Something else changed with this 2.0 version of Halladay besides his grip and release point. It is often said that a baseball player dies twice: once when he has the game taken away from him and once when he draws his last breath. What happened to Halladay in 2001 was, in baseball terms, a near-death experience, one that profoundly changed him. "After being sent to the minors," Halladay says, "I vowed that if I was going to be out of baseball I would be able to look back and say I did everything to the best of my ability."
That is why Roy runs.
The democracy of baseball is overthrown by the dictatorship of Halladay on nights he pitches. He will speak to no one—not teammates, not the trainer who stretches him in the clubhouse—save for when he runs the pregame meeting to review opposing hitters. (On nights when others pitch, the meeting is run by the pitching coach.) He will throw the exact same pregame bullpen session: 35 pitches done mostly in five-pitch sequences of cutters, sinkers, changeups and curveballs, extended by a pitch or two only on the rare occasions when he misses a location and takes a mulligan. Every pitch is thrown with the exact same release point with his feet landing in the exact same spots.
"He perfected everything around his delivery to work around his arm slot," Arnsberg says. "I watched Nolan Ryan throw bullpens years ago. He'd have three marks in the dirt: his anchor [foot], where his landing foot came down and then where his finish foot would land. That's Doc. Most guys, you'd go out there after they threw a bullpen, and it looked like a mini rototiller went through there. Doc's would be perfect: A, B, C. Three marks."
Halladay then will sit in the same spot in the dugout, marked by his water bottle and towel. "I sat in his spot by mistake once," Blue Jays shortstop John McDonald says, "and he just stood there and gave me The Look. Didn't say anything, of course. My bad."
Halladay controls as much as he can, including his own body. He takes the ball knowing that he has run not one less mile, done not one less repetition of a leg press or worked out for not one day less than what he planned to do. Halladay takes off only two weeks out of the year, in October. When he works out he never allows his heart rate to drop. Instead of resting between sets he jumps on a treadmill or mixes in another exercise. One reason he likes to train before anyone else arrives is that he never has to wait for a piece of equipment.

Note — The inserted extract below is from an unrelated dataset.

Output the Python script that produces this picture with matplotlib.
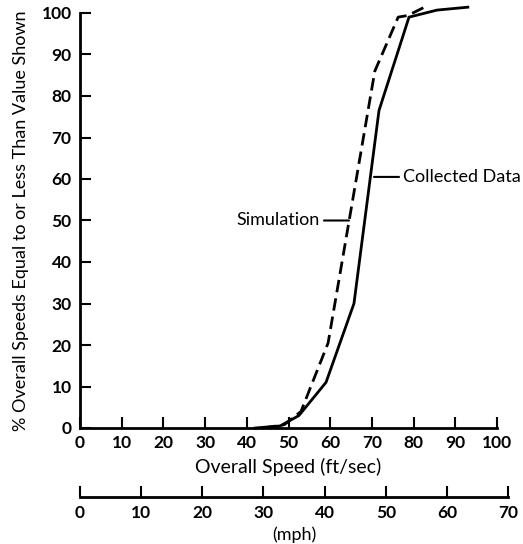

"Everybody always talks about the workouts," he says, "but I really don't do anything different. I just try to be more consistent and pay more attention to detail. I do it every day. And if it's 15 reps, I do 15. Not 12 or 13."
All the training and analysis of hitters is designed to enhance his sense of control. Queen may have given him the right physical reengineering in a day, but the mental rebooting, Halladay says, "was the harder part. It took longer. It wasn't like, 'Think this, go out and try it,' and all of a sudden it works the way it did with mechanics."